8 Warga Rempang yang Bentrok dengan Polisi Dapat Penangguhan Penahanan, Disambut Bak Pahlawan

Tribun Batam
Warga Pulau Rempang menggelar syukuran terkait delapan orang yang mendapat penangguhan penahanan terkait bentrok dengan aparat, Kamis (7/9). Tampak warga menangis haru menyambut kepulangan mereka, Minggu (17/9/2023). 

TRIBUNBENGKULU.COM - Sebanyak 8 orang pemuda asal Pulau Rempang akhirnya mendapatkan penangguhan penahanan dari Polresta Barelang, Minggu (17/9/2023).

Para pemuda tersebut sebelumnya ditahan lantaran bentrok dengan pihak kepolisian saat melakukan unjuk rasa penolakan proyek strategis nasional pengembangan Eco City Pulau Rempang.

Penangguhan penahanan terhadap 8 pemuda tersebut disambut ratusan warga bak pahlawan di halaman pergudangan kelompok tani Yaa-bunayya, Cate Galang, Minggu (17/9/2023) pagi.

Ke 8 pemuda tersebut ditaburi beras kuning, dan dipasangi tanjak kebanggaan.

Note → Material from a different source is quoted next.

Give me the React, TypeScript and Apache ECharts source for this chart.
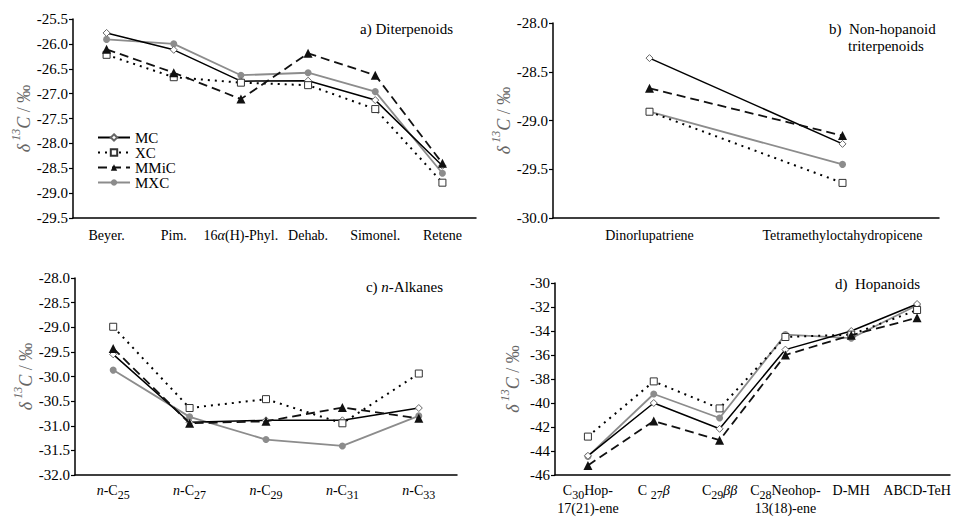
import React, { useEffect, useRef } from 'react';
import * as echarts from 'echarts';

const FONT = 'Liberation Serif';

const catsA = ['Beyer.', 'Pim.', '16α(H)-Phyl.', 'Dehab.', 'Simonel.', 'Retene'];
const catsB = ['Dinorlupatriene', 'Tetramethyloctahydropicene'];
const catsC = ['n-C25', 'n-C27', 'n-C29', 'n-C31', 'n-C33'];
const catsD = ['C30Hop-17(21)-ene', 'C27β', 'C29ββ', 'C28Neohop-13(18)-ene', 'D-MH', 'ABCD-TeH'];

const seriesNames = ['MC', 'XC', 'MMiC', 'MXC'];

const aMC = [-25.78, -26.12, -26.75, -26.74, -27.13, -28.45];
const aXC = [-26.22, -26.67, -26.78, -26.83, -27.31, -28.79];
const aMMiC = [-26.11, -26.58, -27.11, -26.19, -26.63, -28.4];
const aMXC = [-25.91, -26.0, -26.63, -26.58, -26.96, -28.6];

const bMC = [-28.36, -29.24];
const bXC = [-28.91, -29.64];
const bMMiC = [-28.67, -29.155];
const bMXC = [-28.91, -29.45];

const cMC = [-29.55, -30.93, -30.89, -30.89, -30.64];
const cXC = [-28.99, -30.64, -30.46, -30.95, -29.94];
const cMMiC = [-29.43, -30.95, -30.91, -30.63, -30.85];
const cMXC = [-29.87, -30.82, -31.28, -31.41, -30.8];

const dMC = [-44.4, -40.0, -42.15, -35.55, -34.0, -31.75];
const dXC = [-42.8, -38.2, -40.45, -34.5, -34.3, -32.25];
const dMMiC = [-45.2, -41.5, -43.1, -36.0, -34.35, -32.9];
const dMXC = [-44.45, -39.25, -41.25, -34.3, -34.6, -31.85];

const yRanges = [
  { min: -29.5, max: -25.5, interval: 0.5, dec: 1 },
  { min: -30.0, max: -28.0, interval: 0.5, dec: 1 },
  { min: -32.0, max: -28.0, interval: 0.5, dec: 1 },
  { min: -46, max: -30, interval: 2, dec: 0 },
];

const grids = [
  { left: 73, top: 19, width: 403, height: 199 },
  { left: 553, top: 23, width: 386, height: 195 },
  { left: 75, top: 278, width: 382, height: 197 },
  { left: 555, top: 283, width: 395, height: 192 },
];

const styles: any = {
  MC: {
    symbol: 'diamond', symbolSize: 7,
    itemStyle: { color: '#fff', borderColor: '#666', borderWidth: 1 },
    lineStyle: { color: '#000', width: 1.5, type: 'solid' },
  },
  XC: {
    symbol: 'rect', symbolSize: 7,
    itemStyle: { color: '#fff', borderColor: '#333', borderWidth: 1 },
    lineStyle: { color: '#000', width: 2, type: [2, 5] },
  },
  MMiC: {
    symbol: 'triangle', symbolSize: 9,
    itemStyle: { color: '#111' },
    lineStyle: { color: '#111', width: 1.8, type: [9, 5] },
  },
  MXC: {
    symbol: 'circle', symbolSize: 7,
    itemStyle: { color: '#8c8c8c' },
    lineStyle: { color: '#8c8c8c', width: 1.8, type: 'solid' },
  },
};

const panelData = [
  [aMC, aXC, aMMiC, aMXC],
  [bMC, bXC, bMMiC, bMXC],
  [cMC, cXC, cMMiC, cMXC],
  [dMC, dXC, dMMiC, dMXC],
];
const panelCats = [catsA, catsB, catsC, catsD];

const baseText = { fontFamily: FONT, fontSize: 14, color: '#000' };

const subRich = {
  n: { ...baseText, padding: [0, 0, 4, 0], verticalAlign: 'bottom' },
  i: { ...baseText, fontStyle: 'italic', padding: [0, 0, 4, 0], verticalAlign: 'bottom' },
  s: { ...baseText, fontSize: 12, verticalAlign: 'bottom', padding: [0, 0, 0, 0] },
};

function labelA(v: string) {
  if (v.startsWith('16')) return '{n|16}{i|α}{n|(H)-Phyl.}';
  return '{n|' + v + '}';
}
function labelC(v: string) {
  return '{i|n}{n|-C}{s|' + v.slice(3) + '}';
}
function labelD(v: string) {
  switch (v) {
    case 'C30Hop-17(21)-ene':
      return '{n|C}{s|30}{n|Hop-}\n{n|17(21)-ene}';
    case 'C27β':
      return '{n|C }{s|27}{i|β}';
    case 'C29ββ':
      return '{n|C}{s|29}{i|ββ}';
    case 'C28Neohop-13(18)-ene':
      return '{n|C}{s|28}{n|Neohop-}\n{n|13(18)-ene}';
    default:
      return '{n|' + v + '}';
  }
}
const formatters = [labelA, (v: string) => '{n|' + v + '}', labelC, labelD];

export default function App() {
  const ref = useRef<HTMLDivElement>(null);
  useEffect(() => {
    if (!ref.current) return;
    const chart = echarts.init(ref.current, undefined, { renderer: 'svg' });

    const xAxis = panelCats.map((cats, i) => ({
      type: 'category',
      gridIndex: i,
      data: cats,
      boundaryGap: true,
      axisLine: { lineStyle: { color: '#000', width: 1.5 } },
      axisTick: { alignWithLabel: true, length: 5, lineStyle: { color: '#000', width: 1.5 } },
      axisLabel: {
        interval: 0,
        margin: i < 2 ? 10 : 8,
        formatter: formatters[i],
        rich: subRich,
        ...baseText,
        fontSize: i === 1 ? 15 : 14,
      },
      splitLine: { show: false },
    }));

    const yAxis = yRanges.map((r, i) => ({
      type: 'value',
      gridIndex: i,
      min: r.min,
      max: r.max,
      interval: r.interval,
      axisLine: { show: true, lineStyle: { color: '#000', width: 1.5 } },
      axisTick: { show: true, length: 4, lineStyle: { color: '#000', width: 1.2 } },
      axisLabel: {
        ...baseText,
        fontSize: 15,
        margin: 5,
        formatter: (v: number) => '{y|' + v.toFixed(r.dec) + '}',
        rich: { y: { fontFamily: FONT, fontSize: 15, color: '#000' } },
      },
      splitLine: { show: false },
      name: '{d|δ}{s| 13}{c|C}{n| / ‰}',
      nameLocation: 'middle',
      nameGap: i === 3 ? 33 : 40,
      nameTextStyle: {
        rich: {
          d: { fontFamily: FONT, fontSize: 18, fontStyle: 'italic', color: '#666', verticalAlign: 'top', padding: [5, 0, 0, 0] },
          s: { fontFamily: FONT, fontSize: 12, fontStyle: 'italic', color: '#666', verticalAlign: 'top' },
          c: { fontFamily: FONT, fontSize: 18, fontStyle: 'italic', color: '#666', verticalAlign: 'top', padding: [5, 0, 0, 0] },
          n: { fontFamily: FONT, fontSize: 18, color: '#666', verticalAlign: 'top', padding: [5, 0, 0, 0] },
        },
      },
    }));

    const series: any[] = [];
    panelData.forEach((arrs, i) => {
      arrs.forEach((data, k) => {
        const name = seriesNames[k];
        series.push({
          type: 'line',
          name,
          xAxisIndex: i,
          yAxisIndex: i,
          data,
          ...styles[name],
          z: k === 3 ? 1 : 2 + k,
        });
      });
    });

    chart.setOption({
      animation: false,
      grid: grids,
      xAxis,
      yAxis,
      series,
      legend: {
        data: seriesNames,
        orient: 'vertical',
        left: 92,
        top: 125,
        itemWidth: 32,
        itemHeight: 8,
        itemGap: 0,
        formatter: (n: string) => '{l|' + n + '}',
        textStyle: {
          ...baseText,
          fontSize: 15,
          rich: { l: { fontFamily: FONT, fontSize: 15, color: '#000' } },
        },
      },
      graphic: [
        {
          type: 'text', right: 958 - 453, top: 21,
          style: { text: 'a) Diterpenoids', font: '15px ' + FONT, fill: '#000' },
        },
        {
          type: 'text', left: 829, top: 21,
          style: { text: 'b)  Non-hopanoid', font: '15px ' + FONT, fill: '#000' },
        },
        {
          type: 'text', left: 848, top: 38,
          style: { text: 'triterpenoids', font: '15px ' + FONT, fill: '#000' },
        },
        {
          type: 'text', right: 958 - 443, top: 279,
          style: {
            text: '{n|c) }{i|n}{n|-Alkanes}',
            rich: {
              n: { fontFamily: FONT, fontSize: 15, fill: '#000' },
              i: { fontFamily: FONT, fontSize: 15, fontStyle: 'italic', fill: '#000' },
            },
          },
        },
        {
          type: 'text', left: 835, top: 276,
          style: { text: 'd)  Hopanoids', font: '15px ' + FONT, fill: '#000' },
        },
      ],
    });
    return () => chart.dispose();
  }, []);
  return (
    <div
      ref={ref}
      style={{ position: 'fixed', left: 0, top: 0, width: 958, height: 517, background: '#fff' }}
    />
  );
}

Dukungan moral diberikan warga Rempang kepada Hidayat, Farizal bin Cebol, Roma bin Muslimin, Pirman bin Lamera, Jakarim bin Karoli, Martahan Siahaan, As Arianto dan Ripan Saputra.

Duduk beralaskan karpet biru, masyarakat di sana berkumpul di lokasi itu.

Baca juga: Nenek Berusia 105 Tahun Asal Rempang Menangis Saat Tau Akan Direlokasi : Kemana Kami akan Pindah

Tak muat di karpet biru, para masyarakat ada yang duduk di pojokan kantin hingga rerumputan.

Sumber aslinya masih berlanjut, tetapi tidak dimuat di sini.